§ To do
Starting with the first line of the listing, quote each line exactly until and including the one with "at (1063, 198.5+\i*50.57)", leaving pictures out.

Entries with chart source code:
++++++++
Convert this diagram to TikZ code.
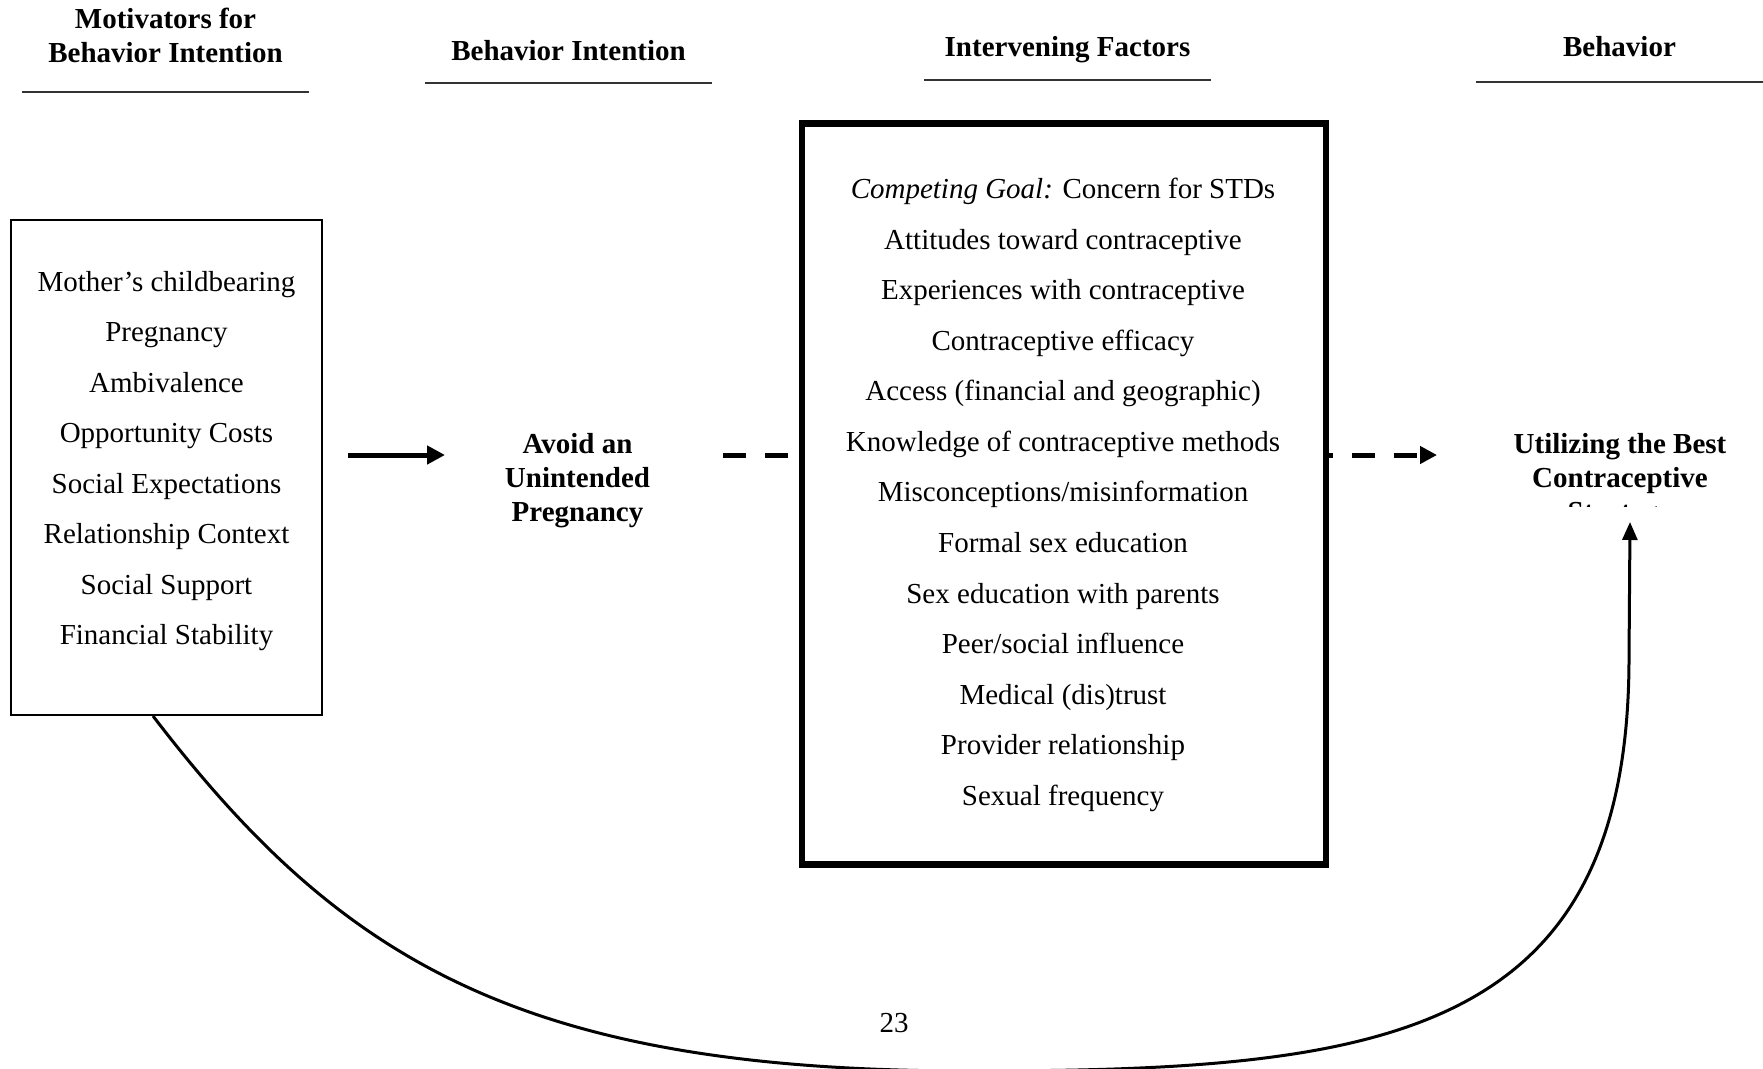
\documentclass[tikz,border=0pt]{standalone}
\usepackage{fontspec}
\setmainfont{Liberation Serif}
\usetikzlibrary{arrows.meta}
\begin{document}
\begin{tikzpicture}[x=1pt,y=-1pt,
  every node/.style={inner sep=0pt, outer sep=0pt},
  hdr/.style={anchor=base, font=\fontsize{29}{34}\selectfont\bfseries},
  item/.style={anchor=base, font=\fontsize{29}{35}\selectfont},
  hrule/.style={line width=2pt, black!80},
  thinbox/.style={draw, line width=2.5pt},
  thickbox/.style={draw, line width=6.5pt},
  solidarr/.style={line width=5pt, -{Triangle[length=18pt,width=18pt]}},
  dashl/.style={line width=5pt, dash pattern=on 23pt off 19pt},
  dasharr/.style={line width=5pt, dash pattern=on 23pt off 19pt, dash phase=16pt, -{Triangle[length=17pt,width=17pt]}},
  curvearr/.style={line width=3pt, -{Triangle[length=18pt,width=15pt]}}
]
\clip (0,0) rectangle (1763,1068);
\fill[white] (0,0) rectangle (1763,1068);

% headers
\node[hdr] (h1a) at (165.5,28) {Motivators for};
\node[hdr] (h1b) at (165.5,62) {Behavior Intention};
\draw[hrule] (22,92) -- (309,92);
\node[hdr] (h2) at (568.5,60) {Behavior Intention};
\draw[hrule] (425,83) -- (712,83);
\node[hdr] (h3) at (1067.5,56) {Intervening Factors};
\draw[hrule] (924,80) -- (1211,80);
\node[hdr] (h4) at (1619.5,56) {Behavior};
\draw[hrule] (1476,82) -- (1763,82);

% left box
\node[thinbox, minimum width=311pt, minimum height=495pt] (lbox) at (166.5,467.5) {};
\foreach \t [count=\i from 0] in {Mother’s childbearing, Pregnancy, Ambivalence, Opportunity Costs, Social Expectations, Relationship Context, Social Support, Financial Stability}
  \node[item] (l\i) at (166.5, 291+\i*50.57) {\t};

% middle box
\node[thickbox, minimum width=524pt, minimum height=741pt] (mbox) at (1064,494) {};
\node[item] (m0) at (1063,198.5) {{\itshape Competing Goal:} Concern for STDs};
\foreach \t [count=\i from 1] in {Attitudes toward contraceptive, Experiences with contraceptive, Contraceptive efficacy, Access (financial and geographic), Knowledge of contraceptive methods, Misconceptions/misinformation, Formal sex education, Sex education with parents, Peer/social influence, Medical (dis)trust, Provider relationship, Sexual frequency}
  \node[item] (m\i) at (1063, 198.5+\i*50.57) {\t};

% behavior intention
\node[hdr] (av1) at (577.5,453) {Avoid an};
\node[hdr] (av2) at (577.5,487) {Unintended};
\node[hdr] (av3) at (577.5,521) {Pregnancy};

% behavior
\node[hdr] (ut1) at (1620,453) {Utilizing the Best};
\node[hdr] (ut2) at (1620,487) {Contraceptive};
\begin{scope}
  \clip (1450,440) rectangle (1763,506);
  \node[hdr] (ut3) at (1620,521) {Strategy};
\end{scope}

% page number
\node[item] (pg) at (894,1032) {23};

% connectors
\coordinate (a1) at (348,455);
\coordinate (a2) at (445,455);
\draw[solidarr] (a1) -- (a2);

\coordinate (d1) at (723,455);
\draw[dashl] (d1) -- (mbox.west |- d1);

\coordinate (d2) at (1437,455);
\draw[dasharr] (mbox.east |- d2) -- (d2);

\coordinate (cstart) at (153,716);
\coordinate (ctip) at (1630,522);
\draw[curvearr] (cstart) .. controls (340,960) and (520,1071) .. (970,1071)
  .. controls (1380,1071) and (1628,1040) .. (1629,660) -- (ctip);
\end{tikzpicture}
\end{document}
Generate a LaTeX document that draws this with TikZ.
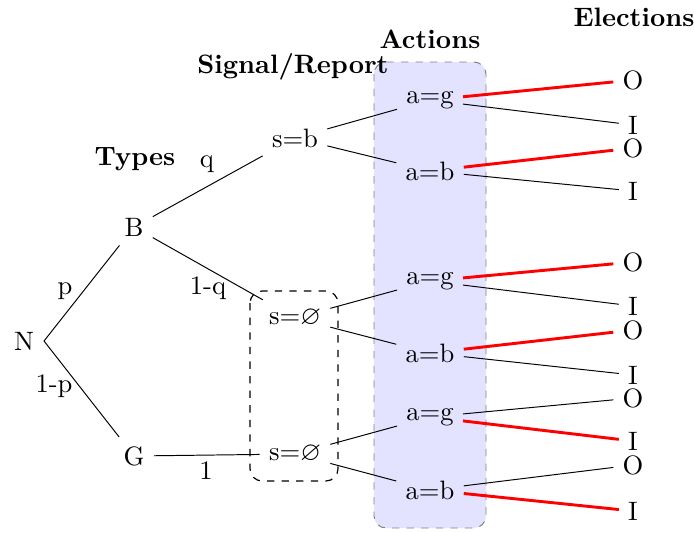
\documentclass[11pt,tikz,border=0pt]{standalone}
\usepackage{amssymb}
\usetikzlibrary{positioning}
\tikzset{every picture/.style={line width=0.4pt}}

\begin{document}
\begin{tikzpicture}[x=0.4115pt,y=0.4115pt,yscale=-1,xscale=1,
  title/.style={font=\bfseries},
  pick/.style={red,line width=1.2pt}]
\useasboundingbox (0,0) rectangle (694,532);

%Shape: Rounded Rect [id:actions]
\draw [gray, dashed, fill=blue!11, rounded corners=5pt] (374,62) rectangle (486,528);
%Shape: Rounded Rect [id:infoset]
\draw [dashed, line width=0.5pt, rounded corners=5pt] (250,291) rectangle (338,481);

% Titles
\node [title] (types) at (135,159) {Types};
\node [title] (signal) at (293,67) {Signal/Report};
\node [title] (actions) at (430,39) {Actions};
\node [title] (elections) at (634,17) {Elections};

% Tree nodes
\node (N) at (24,341) {N};
\coordinate (Nfork) at (44,341);
\node (B) at (134,227) {B};
\node (G) at (134,456) {G};
\node (sb) at (295,138) {s=b};
\node (s1) at (295,318) {s=$\varnothing$};
\node (s2) at (295,454) {s=$\varnothing$};
\node (a1) at (430,100) {a=g};
\node (a2) at (430,171) {a=b};
\node (a3) at (430,281) {a=g};
\node (a4) at (430,353) {a=b};
\node (a5) at (430,417) {a=g};
\node (a6) at (430,490) {a=b};
\node (O1) at (633,80) {O};
\node (I1) at (633,125) {I};
\node (O2) at (633,148) {O};
\node (I2) at (633,191) {I};
\node (O3) at (633,262) {O};
\node (I3) at (633,306) {I};
\node (O4) at (633,330) {O};
\node (I4) at (633,375) {I};
\node (O5) at (633,398) {O};
\node (I5) at (633,441) {I};
\node (O6) at (633,465) {O};
\node (I6) at (633,511) {I};

% Edge labels
\node (lp) at (65,291) {p};
\node (l1p) at (54,386) {1-p};
\node (lq) at (207,164) {q};
\node (l1q) at (208,288) {1-q};
\node (l1) at (206,471) {1};

%Straight Lines
\draw (Nfork) -- (B);
\draw (Nfork) -- (G);
\draw (B) -- (sb);
\draw (B) -- (s1);
\draw (G) -- (s2);
\draw (sb) -- (a1);
\draw (sb) -- (a2);
\draw (s1) -- (a3);
\draw (s1) -- (a4);
\draw (s2) -- (a5);
\draw (s2) -- (a6);

%Straight Lines (elections)
\draw [pick] (a1) -- (O1);
\draw (a1) -- (I1);
\draw [pick] (a2) -- (O2);
\draw (a2) -- (I2);
\draw [pick] (a3) -- (O3);
\draw (a3) -- (I3);
\draw [pick] (a4) -- (O4);
\draw (a4) -- (I4);
\draw (a5) -- (O5);
\draw [pick] (a5) -- (I5);
\draw (a6) -- (O6);
\draw [pick] (a6) -- (I6);

\end{tikzpicture}
\end{document}
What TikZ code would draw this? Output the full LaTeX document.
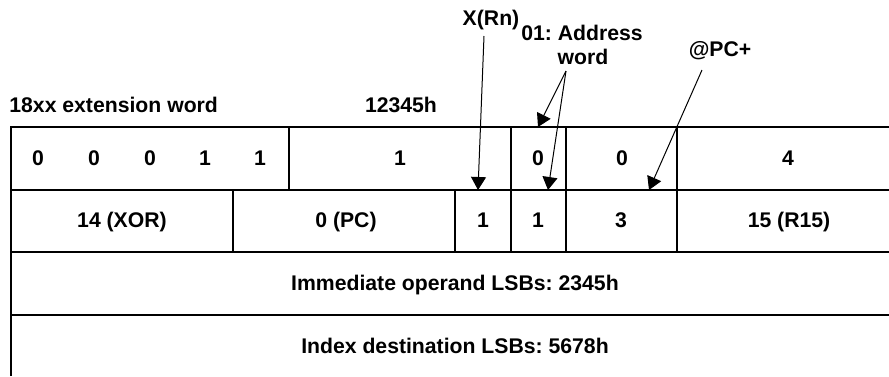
\documentclass[tikz,border=0pt]{standalone}
\usepackage{fontspec}
\setmainfont{Liberation Sans}
\usetikzlibrary{arrows.meta}

\begin{document}
\begin{tikzpicture}[x=0.5pt, y=-0.5pt,
    field/.style={font=\bfseries\fontsize{10.6}{12.7}\selectfont\frenchspacing,
        inner sep=0pt, text height=7.6pt, text depth=0pt},
    rule/.style={line width=1.1pt},
    pointer/.style={line width=0.5pt, -{Triangle[length=6.5pt, width=7.5pt]}}]
    \useasboundingbox (0,0) rectangle (889,376);

    % Word frame (open at right and bottom)
    \draw[rule] (11,376) -- (11,127) -- (889,127);
    \foreach \y in {190,252,315}
        \draw[rule] (11,\y) -- (889,\y);
    \foreach \x in {289,511,566,677}
        \draw[rule] (\x,127) -- (\x,190);
    \foreach \x in {233,455,511,566,677}
        \draw[rule] (\x,190) -- (\x,252);

    % Headings
    \node[field, anchor=west] (title) at (9,104.5) {18xx extension word};
    \node[field] (value) at (401,104.5) {12345h};

    % Extension word fields
    \foreach \x/\b [count=\i] in {38/0,94/0,150/0,205/1,260/1}
        \node[field] (ext\i) at (\x,158) {\b};
    \node[field] (al) at (400,158) {1};
    \node[field] (zc) at (538,158) {0};
    \node[field] (rpt) at (622,158) {0};
    \node[field] (msb) at (788,158) {4};

    % Instruction word fields
    \node[field] (opc) at (122,220) {14 (XOR)};
    \node[field] (src) at (346,220) {0 (PC)};
    \node[field] (ad) at (483,220) {1};
    \node[field] (bw) at (538,220) {1};
    \node[field] (as) at (621,220) {3};
    \node[field] (dst) at (789,220) {15 (R15)};

    % Following words
    \node[field] (imm) at (455,283) {Immediate operand LSBs: 2345h};
    \node[field] (idx) at (455,346) {Index destination LSBs: 5678h};

    % Callouts
    \node[field] (xrn) at (491,18) {X(Rn)};
    \node[field] (addr) at (582,33) {01: Address};
    \node[field] (word) at (583,57) {word};
    \node[field] (pcinc) at (720,49) {@PC+};

    \coordinate (xtip) at (478,190);
    \coordinate (ztop) at (538,127);
    \coordinate (zbot) at (548,190);
    \coordinate (ptip) at (649,190);

    \draw[pointer] ([shift={(-7,10)}]xrn.south) -- (xtip);
    \draw[pointer] ([shift={(-17,6)}]word.south) -- (ztop);
    \draw[pointer] ([shift={(-17,6)}]word.south) -- (zbot);
    \draw[pointer] ([shift={(-18,13)}]pcinc.south) -- (ptip);
\end{tikzpicture}
\end{document}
++++++++
§ Full output
Convert this diagram to TikZ code.
\documentclass[tikz,border=0pt]{standalone}
\usepackage{fontspec}
\setmainfont{Liberation Serif}
\usetikzlibrary{arrows.meta}
\begin{document}
\begin{tikzpicture}[x=1pt,y=-1pt,
  every node/.style={inner sep=0pt, outer sep=0pt},
  hdr/.style={anchor=base, font=\fontsize{29}{34}\selectfont\bfseries},
  item/.style={anchor=base, font=\fontsize{29}{35}\selectfont},
  hrule/.style={line width=2pt, black!80},
  thinbox/.style={draw, line width=2.5pt},
  thickbox/.style={draw, line width=6.5pt},
  solidarr/.style={line width=5pt, -{Triangle[length=18pt,width=18pt]}},
  dashl/.style={line width=5pt, dash pattern=on 23pt off 19pt},
  dasharr/.style={line width=5pt, dash pattern=on 23pt off 19pt, dash phase=16pt, -{Triangle[length=17pt,width=17pt]}},
  curvearr/.style={line width=3pt, -{Triangle[length=18pt,width=15pt]}}
]
\clip (0,0) rectangle (1763,1068);
\fill[white] (0,0) rectangle (1763,1068);

% headers
\node[hdr] (h1a) at (165.5,28) {Motivators for};
\node[hdr] (h1b) at (165.5,62) {Behavior Intention};
\draw[hrule] (22,92) -- (309,92);
\node[hdr] (h2) at (568.5,60) {Behavior Intention};
\draw[hrule] (425,83) -- (712,83);
\node[hdr] (h3) at (1067.5,56) {Intervening Factors};
\draw[hrule] (924,80) -- (1211,80);
\node[hdr] (h4) at (1619.5,56) {Behavior};
\draw[hrule] (1476,82) -- (1763,82);

% left box
\node[thinbox, minimum width=311pt, minimum height=495pt] (lbox) at (166.5,467.5) {};
\foreach \t [count=\i from 0] in {Mother’s childbearing, Pregnancy, Ambivalence, Opportunity Costs, Social Expectations, Relationship Context, Social Support, Financial Stability}
  \node[item] (l\i) at (166.5, 291+\i*50.57) {\t};

% middle box
\node[thickbox, minimum width=524pt, minimum height=741pt] (mbox) at (1064,494) {};
\node[item] (m0) at (1063,198.5) {{\itshape Competing Goal:} Concern for STDs};
\foreach \t [count=\i from 1] in {Attitudes toward contraceptive, Experiences with contraceptive, Contraceptive efficacy, Access (financial and geographic), Knowledge of contraceptive methods, Misconceptions/misinformation, Formal sex education, Sex education with parents, Peer/social influence, Medical (dis)trust, Provider relationship, Sexual frequency}
  \node[item] (m\i) at (1063, 198.5+\i*50.57) {\t};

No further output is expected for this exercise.